I am a Linoprint maker. I was born in Dublin, Ireland and I am now living in County Mayo since July 2012. I also sketch in ink and pencil and I consider myself a graphic artist.
All of my prints are handproduced and are not printed with a Printing Press.
Each print is produced individually. No mechanisation is involved. I try to combine the centuries old manual art of printmaking with a cautious application of modern motifs and colour. Although some of my prints, for example “Maize Maze” and “Glacier”, have been reduced to essential forms, they do not lose contact with reality. I make black and white prints since 1990, colour prints since 1995.
Stylistically I was influenced bythe careful use of Composition in the prints or drawings in the art of past and modern Far Eastern printmasters (Japan and China). The strong colour palette of the German Expressionists, the black and white Graphic art of “Die Brücke”, the woodcuts of Lyonel Feininger and the playfulness of Paul Klee where strong connections for my art.
The landscape Lino prints are based on motifs from Ireland and NorthWestern Europe. Cities like Dublin, Cologne and New York have inspired me. Recent linear prints, “Playing with Pythagoras” are playful Lino drawings.
All of my prints are hand produced, from the initial drawing through to the block cutting and printing stages. No computer drawings are used and no mechanisation is involved in printing images onto paper. Each print is hand pulled.
Furthermore since 2001, I produce most of my own colour printing inks. Using mostly synthetic organic powder pigments and natural binders. This adds another layer of artistic control. The final colours of the prints are usually a blending of 3, 4, 5 or 6 different powder pigments. No dryers, additives, preservatives, or alcohols are used.
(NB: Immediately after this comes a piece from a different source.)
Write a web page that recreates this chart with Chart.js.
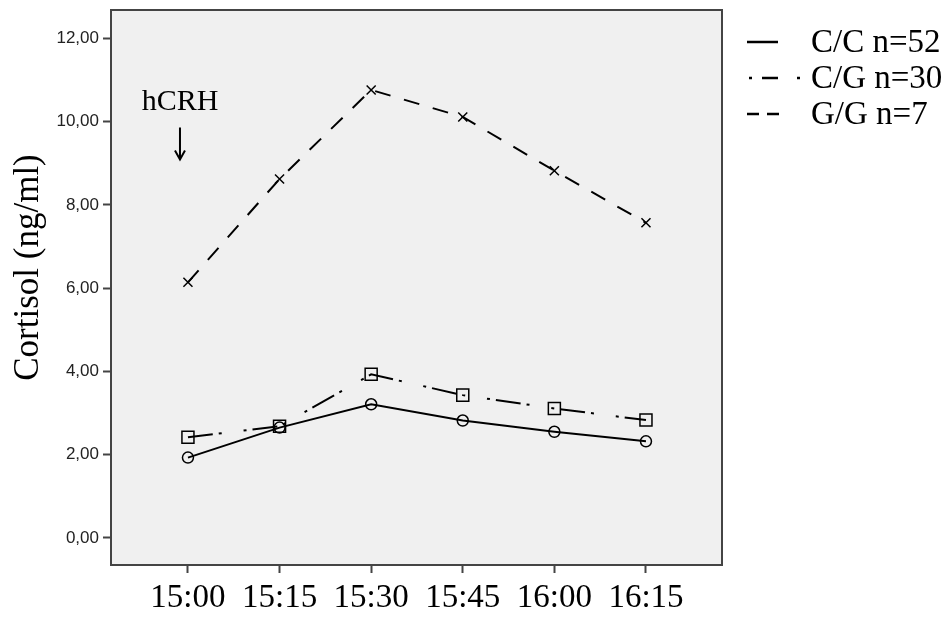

Therefore some prints take 3-4 months to dry especially the red pigments. Printing by hand creates a chunky, impasto texture.
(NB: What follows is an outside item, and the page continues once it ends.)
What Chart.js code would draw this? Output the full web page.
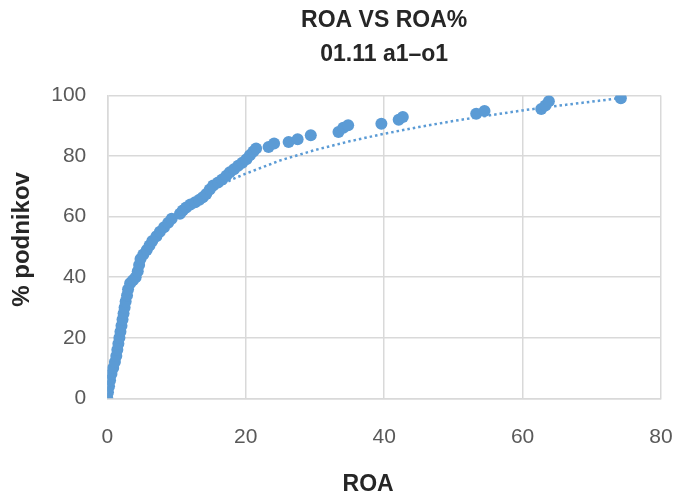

As each print is produced individually, small variations in the editions are probable. The mixing of 2-5 different pigments will of course lead to variant tones of colour during the different stages of printing.
Each print is unique but part of an edition. Editions are usually low: 1, 5, 7, 10, 15, 20, 25, 30. Handburnishing marks are visible on the reverse of the Lino prints.
I was born and educated in Dublin. I studied part-time at the National College of Art and Design, Dublin, at University College Dublin and in Canada. I attended 5 years the Goethe Institute, Dublin, learning German (3 certificates). I studied with Cert/Failte Ireland (with Distinction).
I discovered Lino block printmaking 1987. I began exhibiting some of my Lino prints in Dublin and in Galway 1990. I worked fulltime in Trinity College, Dublin1988-1992, on the Long Room project (Book Restoration)
I gave myself a long and careful printmaking apprenticeship.